- _STATED PROBLEM_
Locate the lines of the listing below that hold "matplotlib", then copy each of them.

- _DATA SHOWN_
=-=-=

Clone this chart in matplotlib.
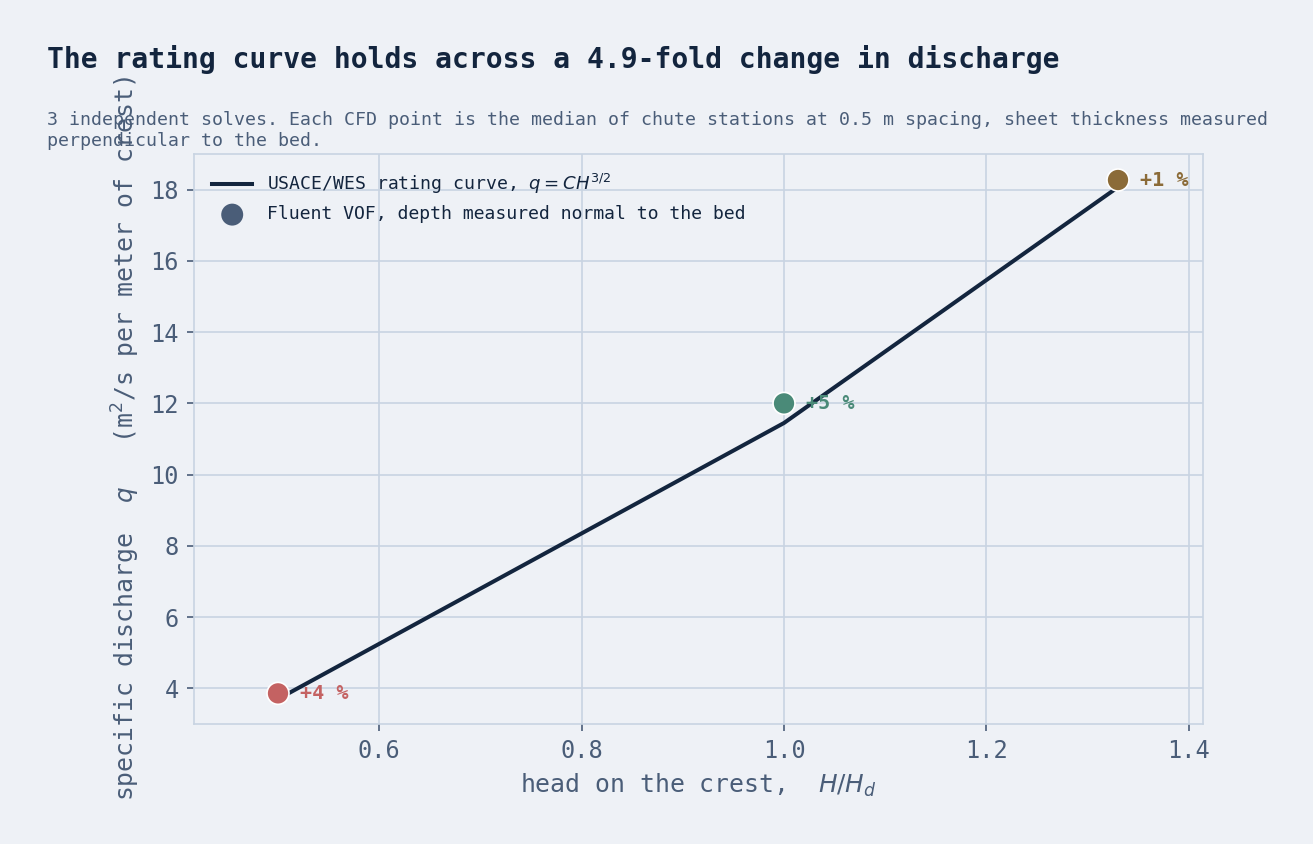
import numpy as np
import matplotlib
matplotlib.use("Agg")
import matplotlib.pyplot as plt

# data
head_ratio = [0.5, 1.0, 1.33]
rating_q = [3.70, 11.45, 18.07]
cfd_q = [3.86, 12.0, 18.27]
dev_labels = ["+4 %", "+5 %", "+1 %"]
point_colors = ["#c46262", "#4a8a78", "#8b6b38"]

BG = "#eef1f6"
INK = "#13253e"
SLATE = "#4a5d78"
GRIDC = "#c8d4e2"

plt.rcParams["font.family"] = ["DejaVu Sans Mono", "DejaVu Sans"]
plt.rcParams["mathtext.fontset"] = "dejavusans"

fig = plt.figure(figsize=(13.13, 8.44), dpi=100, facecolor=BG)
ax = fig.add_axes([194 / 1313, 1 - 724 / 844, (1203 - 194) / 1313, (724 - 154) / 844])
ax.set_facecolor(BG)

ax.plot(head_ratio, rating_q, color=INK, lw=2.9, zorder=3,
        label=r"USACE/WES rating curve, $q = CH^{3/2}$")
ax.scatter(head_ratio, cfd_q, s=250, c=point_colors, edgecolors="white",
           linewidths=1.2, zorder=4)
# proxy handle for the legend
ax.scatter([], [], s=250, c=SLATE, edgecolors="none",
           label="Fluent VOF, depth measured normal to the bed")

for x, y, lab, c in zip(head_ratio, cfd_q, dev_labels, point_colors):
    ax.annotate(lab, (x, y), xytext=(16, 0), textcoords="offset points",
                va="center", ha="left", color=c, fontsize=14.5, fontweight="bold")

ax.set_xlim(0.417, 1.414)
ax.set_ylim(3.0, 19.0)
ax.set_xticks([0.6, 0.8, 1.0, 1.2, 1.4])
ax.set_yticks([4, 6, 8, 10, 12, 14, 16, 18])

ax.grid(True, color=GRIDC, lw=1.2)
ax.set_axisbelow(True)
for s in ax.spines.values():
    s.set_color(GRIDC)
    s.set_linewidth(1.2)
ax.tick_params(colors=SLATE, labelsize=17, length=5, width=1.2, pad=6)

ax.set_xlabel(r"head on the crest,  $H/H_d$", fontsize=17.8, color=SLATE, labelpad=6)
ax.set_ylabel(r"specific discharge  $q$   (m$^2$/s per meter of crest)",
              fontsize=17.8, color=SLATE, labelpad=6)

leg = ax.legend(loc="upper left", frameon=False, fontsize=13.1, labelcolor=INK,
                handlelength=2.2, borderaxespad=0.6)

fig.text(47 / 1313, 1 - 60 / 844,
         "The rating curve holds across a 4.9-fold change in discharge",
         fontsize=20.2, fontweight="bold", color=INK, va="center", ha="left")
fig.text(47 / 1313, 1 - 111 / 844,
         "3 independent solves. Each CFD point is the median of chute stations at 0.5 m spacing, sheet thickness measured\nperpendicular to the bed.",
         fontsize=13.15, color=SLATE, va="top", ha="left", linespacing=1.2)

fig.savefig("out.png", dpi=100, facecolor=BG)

=-=-=

- _ANSWER IN FULL_
Clone this chart in matplotlib.
import matplotlib
matplotlib.use("Agg")
import matplotlib.pyplot as plt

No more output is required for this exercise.